Cela dit, j’aime beaucoup le hockey, ce sport dont le principe de base, aujourd’hui bafoué, est de jouer dehors. Deux conditions pour moi s’imposent: il faut que je sois moi-même sur la glace et, comme le veut notre merveilleux système de santé, la participation doit être total gratis pour tout le monde tout le temps.

Alors, quand j’ai vu le prix de l’équipement pour le hockey et celui du temps de glace dans les arénas, j’ai opté pour le ballon-balai, le vendredi soir à 21 h, sur la patinoire de l’Esplanade dans le Vieux. On s’y rend à pied sans autre équipement que nos hardes de tous les jours. Le Comité populaire fournit ballons et balais, la Ville l’éclairage et les buts. Et tous, sans discrimination d’âge, de sexe ou d’aptitude, sautent sur la glace, se divisent en équipes et font rouler le ballon.

Les quelques spectateurs qui, au hasard d’une marche dans le Vieux, s’arrêtent pour apprécier, constatent d’emblée que le spectacle est tout aussi insignifiant que celui de la Ligue nationale. Mais le plaisir qu’on prend à se toucher sans que ça fasse mal et à compter des buts sans tenir compte du pointage semble contagieux.

Les curieux sont invités à se joindre sur le champ aux ballon-balayeurs. La plupart acceptent pour se réchauffer. Une fois sur la glace, des personnes seules, des couples, voire même des familles entières de Français, d’Allemands, d’Étasuniens, de Japonais et jusqu’à des banlieusards se laissent séduire par la frénésie.
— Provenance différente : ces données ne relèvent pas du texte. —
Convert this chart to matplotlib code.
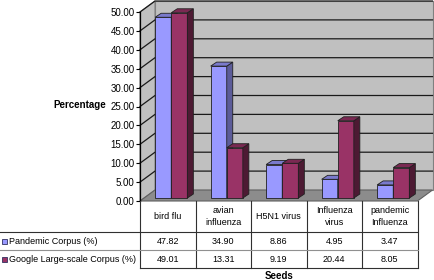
import matplotlib
matplotlib.use("Agg")
import matplotlib.pyplot as plt
from matplotlib.patches import Polygon, Rectangle
from matplotlib.lines import Line2D
from matplotlib.transforms import Affine2D

plt.rcParams['font.family'] = ['Liberation Sans', 'DejaVu Sans']

# --- dados ---
seeds = ["bird flu", "avian\ninfluenza", "H5N1 virus", "Influenza\nvirus", "pandemic\nInfluenza"]
series_names = ["Pandemic Corpus (%)", "Google Large-scale Corpus (%)"]
pandemic = [47.82, 34.90, 8.86, 4.95, 3.47]
google = [49.01, 13.31, 9.19, 20.44, 8.05]
yticks = [0, 5, 10, 15, 20, 25, 30, 35, 40, 45, 50]

# cores: frente, lado, topo
cores = [("#9999ff", "#5c5c99", "#7a7acc"), ("#993366", "#4d1a33", "#7a2952")]

W, H = 434, 280
fig = plt.figure(figsize=(W / 100, H / 100), dpi=100)
px = Affine2D().scale(1 / W, -1 / H).translate(0, 1) + fig.transFigure

x0, x1, ytop, ybot = 140, 417.5, 12, 201
ax = fig.add_axes([x0 / W, (H - ybot) / H, (x1 - x0) / W, (ybot - ytop) / H])
n = len(seeds)
ax.set_xlim(0, n)
ax.set_ylim(0, 50)
ax.set_facecolor("none")

# profundidade da "caixa" 3D em unidades de dados
ux = (x1 - x0) / n
uy = (ybot - ytop) / 50
DX, DY = 15 / ux, 11 / uy

# paredes e chão
ax.add_patch(Polygon([(DX, DY), (n + DX, DY), (n + DX, 50 + DY), (DX, 50 + DY)],
                     closed=True, fc="#c0c0c0", ec="#808080", lw=0.8, clip_on=False, zorder=1))
ax.add_patch(Polygon([(0, 0), (DX, DY), (DX, 50 + DY), (0, 50)],
                     closed=True, fc="#c0c0c0", ec="#808080", lw=0.8, clip_on=False, zorder=1))
ax.add_patch(Polygon([(0, 0), (n, 0), (n + DX, DY), (DX, DY)],
                     closed=True, fc="#8c8c8c", ec="#606060", lw=0.8, clip_on=False, zorder=1))
for t in yticks[1:]:
    ax.plot([0, DX, n + DX], [t, t + DY, t + DY], color="#1a1a1a", lw=0.9,
            clip_on=False, zorder=2)

# barras com falso 3D
fx, fy = 0.27 * DX, 0.27 * DY
bx, by = 6 / ux, 4 / uy
bw = 0.29
for s, vals in enumerate([pandemic, google]):
    front, side, top = cores[s]
    for i, v in enumerate(vals):
        z = 4 + i * 2 + s * 0.5
        left = i + 0.2 + s * bw + fx
        ax.bar(left, v, width=bw, bottom=fy, align="edge", color=front,
               edgecolor="#202020", lw=0.6, zorder=z, clip_on=False)
        yt = v + fy
        ax.add_patch(Polygon([(left + bw, fy), (left + bw + bx, fy + by),
                              (left + bw + bx, yt + by), (left + bw, yt)],
                             closed=True, fc=side, ec="#202020", lw=0.6, clip_on=False,
                             zorder=z))
        ax.add_patch(Polygon([(left, yt), (left + bw, yt), (left + bw + bx, yt + by),
                              (left + bx, yt + by)],
                             closed=True, fc=top, ec="#202020", lw=0.6, clip_on=False,
                             zorder=z))

ax.set_xticks([])
ax.set_yticks(yticks)
ax.set_yticklabels([f"{t:.2f}" for t in yticks], fontsize=7)
ax.tick_params(axis="y", length=3, width=0.8, pad=1)
for k in ["top", "right", "bottom"]:
    ax.spines[k].set_visible(False)
ax.spines["left"].set_linewidth(0.9)
ax.spines["left"].set_zorder(3)

fig.text(80, 105, "Percentage", transform=px, fontsize=7, fontweight="bold",
         ha="center", va="center")
fig.text(279, 276, "Seeds", transform=px, fontsize=7, fontweight="bold",
         ha="center", va="center")

# tabela de dados
cols = [x0 + ux * i for i in range(n + 1)]
rows = [201, 232, 250, 268]
lc = "#303030"
for c in cols:
    fig.add_artist(Line2D([c, c], [rows[0], rows[-1]], transform=px, color=lc, lw=0.8))
fig.add_artist(Line2D([0, cols[-1]], [rows[1], rows[1]], transform=px, color=lc, lw=0.8))
fig.add_artist(Line2D([0, cols[-1]], [rows[2], rows[2]], transform=px, color="#909090", lw=0.8))
fig.add_artist(Line2D([cols[0], cols[-1]], [rows[3], rows[3]], transform=px, color=lc, lw=0.8))

for i, lab in enumerate(seeds):
    cx = (cols[i] + cols[i + 1]) / 2
    fig.text(cx, (rows[0] + rows[1]) / 2, lab, transform=px, fontsize=6.5,
             ha="center", va="center", linespacing=1.3)
    for r, vals in enumerate([pandemic, google]):
        fig.text(cx, (rows[r + 1] + rows[r + 2]) / 2 + 0.5, f"{vals[i]:.2f}", transform=px,
                 fontsize=6.5, ha="center", va="center")

for r, nome in enumerate(series_names):
    yc = (rows[r + 1] + rows[r + 2]) / 2
    fig.add_artist(Rectangle((2, yc - 2), 5, 5, transform=px, fc=cores[r][0],
                             ec="#303060", lw=0.6))
    fig.text(9, yc + 0.5, nome, transform=px, fontsize=6.5, ha="left", va="center")

fig.savefig("out.png", dpi=100)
Ils y prennent goût, quelquefois au point de revenir la semaine suivante.

À la fin, on se retrouve tous autour d’un pot, épuisés, à se demander commet il se fait qu’il n’y ait pas plus de participants. Et on se permet de rêver… peut-être que si la Ville de Québec mettait autant de sous dans la promotion du plein air gratuit pour tous qu’elle en met dans l’érection d’un amphithéâtre géant qui, somme toute, sera un cadeau à l’entreprise privée, peut-être que…

Soyons fiers

Depuis le départ des Nordiques, il y a 17 ans, c’est 1.3 milliard de dollars que la population de Québec a soustrait de la sacoche des pousseux de poque de la Ligue Nationale et des maîtres Aubut de ce monde. Soyons fier de cet accomplissement que notre maire mégalomane cherche par tous les moyens à nous faire oublier. C’est à PKP et à ses futurs pousseux de poque qu’il aimerait refiler le magot. Dans le sport comme en santé, avec le privé on se fait fourrer.